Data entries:
·····

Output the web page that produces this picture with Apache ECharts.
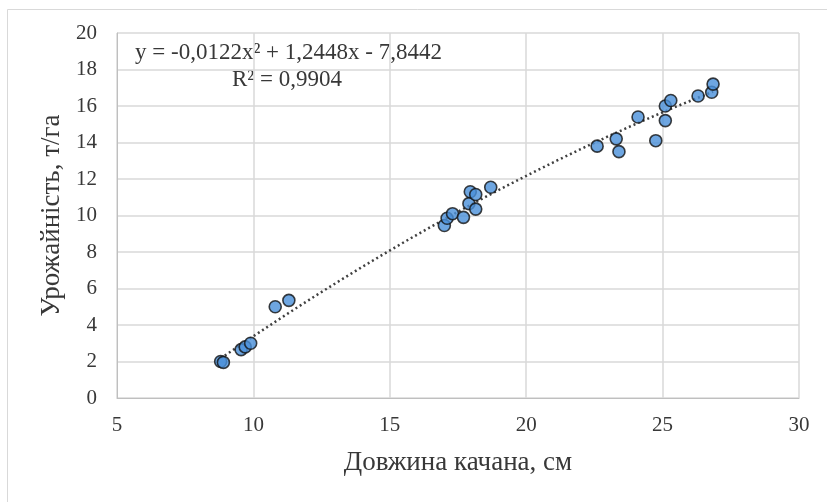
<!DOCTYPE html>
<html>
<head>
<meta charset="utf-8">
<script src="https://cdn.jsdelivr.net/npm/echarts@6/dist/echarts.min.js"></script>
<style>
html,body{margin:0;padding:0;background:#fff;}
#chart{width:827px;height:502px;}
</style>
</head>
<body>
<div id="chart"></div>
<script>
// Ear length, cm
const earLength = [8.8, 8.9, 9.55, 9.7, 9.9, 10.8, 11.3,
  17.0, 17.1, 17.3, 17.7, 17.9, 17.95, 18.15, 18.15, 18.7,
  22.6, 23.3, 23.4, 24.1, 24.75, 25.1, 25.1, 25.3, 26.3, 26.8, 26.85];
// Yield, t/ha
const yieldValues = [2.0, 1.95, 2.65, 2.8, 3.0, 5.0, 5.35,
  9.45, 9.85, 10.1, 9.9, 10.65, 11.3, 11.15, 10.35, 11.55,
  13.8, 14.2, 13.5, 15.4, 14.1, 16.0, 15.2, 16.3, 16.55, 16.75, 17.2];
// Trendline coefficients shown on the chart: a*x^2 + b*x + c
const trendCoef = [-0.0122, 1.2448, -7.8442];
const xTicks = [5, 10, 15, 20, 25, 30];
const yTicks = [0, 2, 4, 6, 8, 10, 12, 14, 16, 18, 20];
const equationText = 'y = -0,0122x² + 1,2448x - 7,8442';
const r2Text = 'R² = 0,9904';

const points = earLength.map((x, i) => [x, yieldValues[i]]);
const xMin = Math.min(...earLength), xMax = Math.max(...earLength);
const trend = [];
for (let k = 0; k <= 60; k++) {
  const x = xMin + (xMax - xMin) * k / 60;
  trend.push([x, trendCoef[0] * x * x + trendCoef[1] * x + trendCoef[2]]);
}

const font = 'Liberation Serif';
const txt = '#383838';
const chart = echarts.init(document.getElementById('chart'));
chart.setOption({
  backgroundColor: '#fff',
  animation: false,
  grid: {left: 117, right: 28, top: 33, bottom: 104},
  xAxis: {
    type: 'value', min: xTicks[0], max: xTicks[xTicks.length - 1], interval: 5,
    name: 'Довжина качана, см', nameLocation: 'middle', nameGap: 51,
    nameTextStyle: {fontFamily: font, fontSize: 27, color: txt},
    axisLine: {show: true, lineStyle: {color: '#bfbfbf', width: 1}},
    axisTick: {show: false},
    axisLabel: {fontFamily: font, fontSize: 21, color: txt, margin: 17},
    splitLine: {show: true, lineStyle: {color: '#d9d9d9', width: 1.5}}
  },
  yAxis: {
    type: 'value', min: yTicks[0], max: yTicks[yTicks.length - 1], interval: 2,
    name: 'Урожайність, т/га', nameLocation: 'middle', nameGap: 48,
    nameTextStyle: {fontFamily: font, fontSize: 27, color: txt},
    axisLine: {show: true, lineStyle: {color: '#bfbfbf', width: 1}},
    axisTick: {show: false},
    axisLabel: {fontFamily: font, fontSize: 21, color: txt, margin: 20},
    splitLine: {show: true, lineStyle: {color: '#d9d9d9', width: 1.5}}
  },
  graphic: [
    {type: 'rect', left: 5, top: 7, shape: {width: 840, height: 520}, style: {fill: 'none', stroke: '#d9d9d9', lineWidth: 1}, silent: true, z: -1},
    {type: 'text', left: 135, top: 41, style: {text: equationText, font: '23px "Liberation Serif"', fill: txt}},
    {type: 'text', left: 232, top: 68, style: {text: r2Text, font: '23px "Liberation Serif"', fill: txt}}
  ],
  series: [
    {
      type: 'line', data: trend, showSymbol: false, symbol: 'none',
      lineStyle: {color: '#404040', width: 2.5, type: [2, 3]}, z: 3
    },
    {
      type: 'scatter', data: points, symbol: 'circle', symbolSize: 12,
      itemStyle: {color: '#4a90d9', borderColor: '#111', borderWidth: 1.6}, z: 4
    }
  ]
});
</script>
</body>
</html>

·····

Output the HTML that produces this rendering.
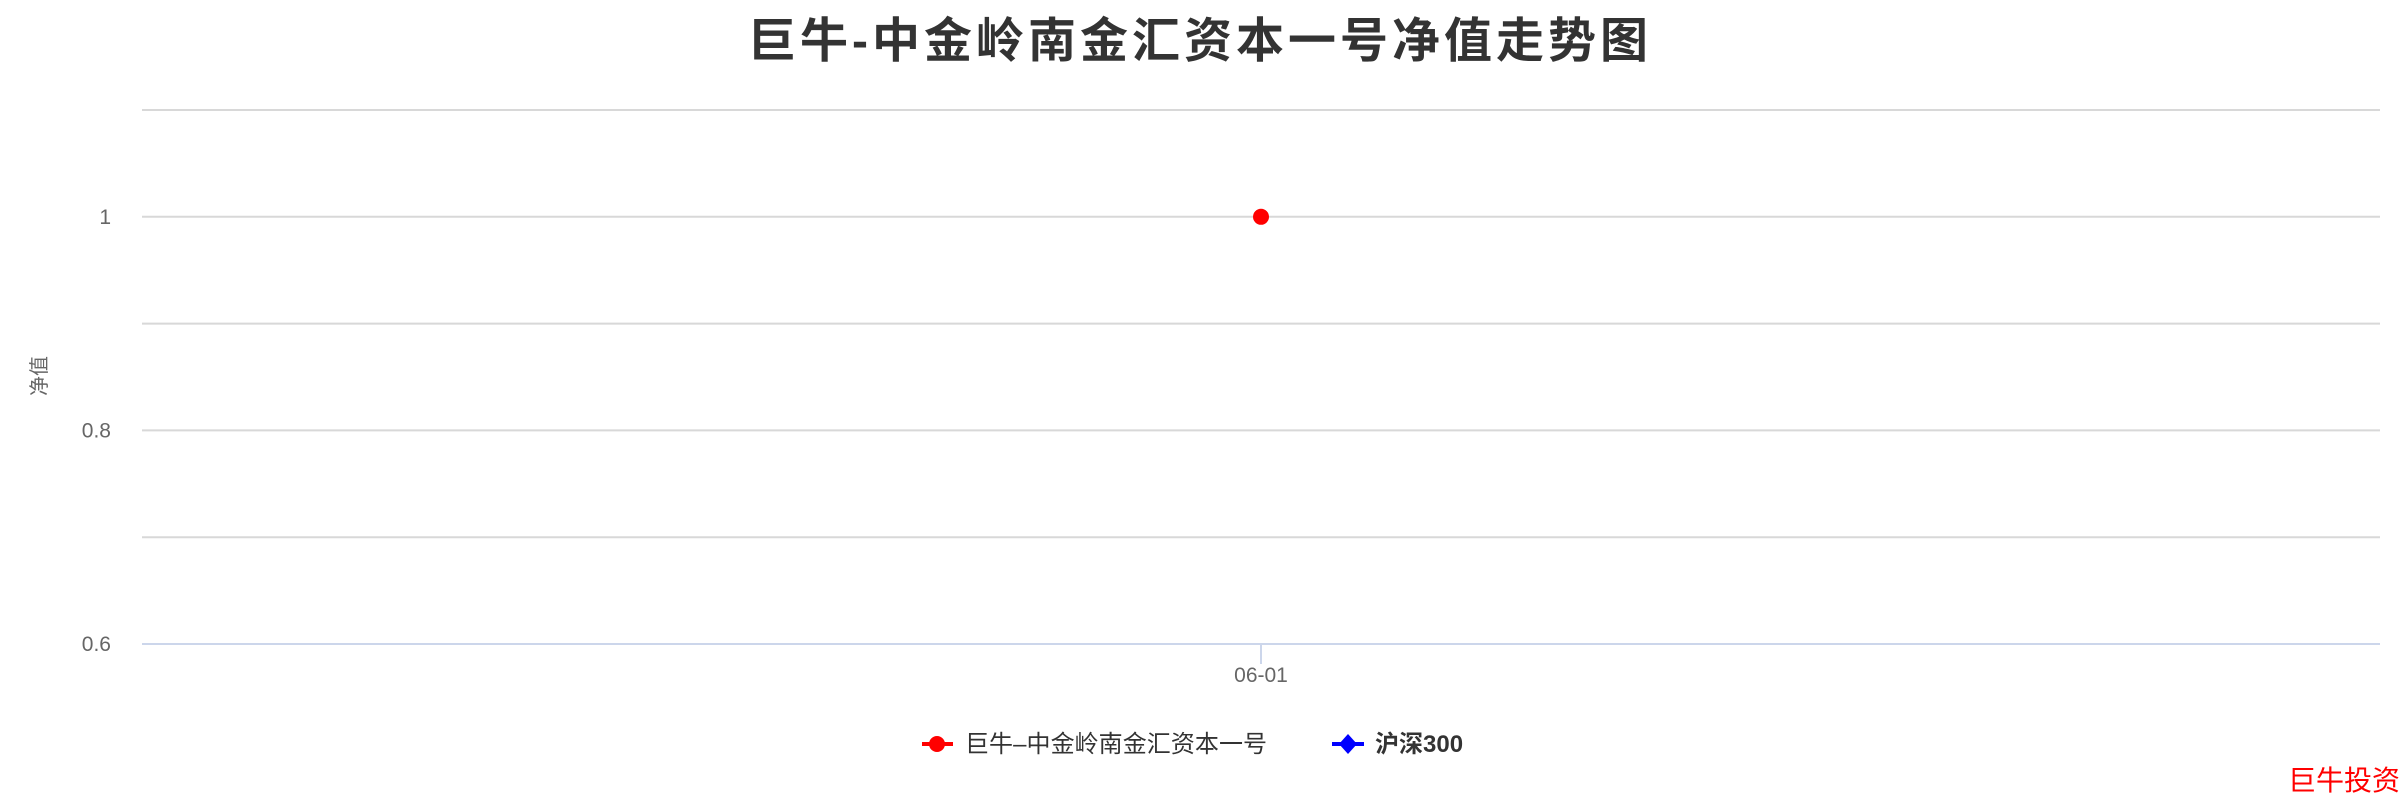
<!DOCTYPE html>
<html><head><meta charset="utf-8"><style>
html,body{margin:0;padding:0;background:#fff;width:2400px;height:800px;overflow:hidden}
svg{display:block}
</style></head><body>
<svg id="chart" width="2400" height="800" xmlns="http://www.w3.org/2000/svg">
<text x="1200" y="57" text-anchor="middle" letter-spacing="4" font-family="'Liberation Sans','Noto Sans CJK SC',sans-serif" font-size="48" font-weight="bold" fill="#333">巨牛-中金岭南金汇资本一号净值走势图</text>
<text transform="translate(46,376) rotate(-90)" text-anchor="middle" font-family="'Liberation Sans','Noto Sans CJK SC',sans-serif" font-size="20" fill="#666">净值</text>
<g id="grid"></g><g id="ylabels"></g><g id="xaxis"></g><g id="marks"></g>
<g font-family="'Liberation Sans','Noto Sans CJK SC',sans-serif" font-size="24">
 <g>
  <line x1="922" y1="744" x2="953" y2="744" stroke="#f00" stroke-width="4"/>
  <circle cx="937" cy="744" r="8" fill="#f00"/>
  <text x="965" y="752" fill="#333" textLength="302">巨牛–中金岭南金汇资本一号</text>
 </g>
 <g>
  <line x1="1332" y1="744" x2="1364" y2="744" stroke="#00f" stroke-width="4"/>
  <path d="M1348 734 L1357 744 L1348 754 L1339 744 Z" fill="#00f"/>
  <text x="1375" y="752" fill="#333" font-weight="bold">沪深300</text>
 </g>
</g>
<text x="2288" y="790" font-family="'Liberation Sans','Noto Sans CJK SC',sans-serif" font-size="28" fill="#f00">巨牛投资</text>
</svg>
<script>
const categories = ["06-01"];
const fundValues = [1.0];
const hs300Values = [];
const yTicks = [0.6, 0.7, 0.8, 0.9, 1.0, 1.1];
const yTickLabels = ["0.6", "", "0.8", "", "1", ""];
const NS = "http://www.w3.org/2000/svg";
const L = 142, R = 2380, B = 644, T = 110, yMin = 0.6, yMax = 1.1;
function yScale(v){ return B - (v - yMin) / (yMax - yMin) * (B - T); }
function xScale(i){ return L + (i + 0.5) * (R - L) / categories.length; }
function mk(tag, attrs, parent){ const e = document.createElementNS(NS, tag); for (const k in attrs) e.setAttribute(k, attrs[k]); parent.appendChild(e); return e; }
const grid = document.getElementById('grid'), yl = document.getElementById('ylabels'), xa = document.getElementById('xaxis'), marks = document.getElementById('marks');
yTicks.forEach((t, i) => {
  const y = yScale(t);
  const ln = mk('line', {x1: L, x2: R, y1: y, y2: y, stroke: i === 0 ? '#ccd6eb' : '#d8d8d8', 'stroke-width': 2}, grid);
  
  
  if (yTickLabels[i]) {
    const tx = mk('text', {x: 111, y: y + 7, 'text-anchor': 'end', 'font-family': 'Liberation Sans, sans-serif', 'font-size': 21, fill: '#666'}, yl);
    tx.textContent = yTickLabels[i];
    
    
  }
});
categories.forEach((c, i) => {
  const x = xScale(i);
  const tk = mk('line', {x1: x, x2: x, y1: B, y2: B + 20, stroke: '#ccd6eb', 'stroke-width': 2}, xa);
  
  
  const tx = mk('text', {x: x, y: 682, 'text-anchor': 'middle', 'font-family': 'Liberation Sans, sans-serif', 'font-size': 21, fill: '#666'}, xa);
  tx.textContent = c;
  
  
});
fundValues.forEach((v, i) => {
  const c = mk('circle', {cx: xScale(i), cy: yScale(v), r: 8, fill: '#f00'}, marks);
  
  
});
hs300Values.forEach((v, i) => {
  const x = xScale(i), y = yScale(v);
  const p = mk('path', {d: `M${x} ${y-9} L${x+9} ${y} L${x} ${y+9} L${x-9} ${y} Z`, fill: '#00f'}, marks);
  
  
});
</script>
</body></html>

·····

Count how many lines of the material hold the string "this". Give the number and nothing more.

* [The answer]: 2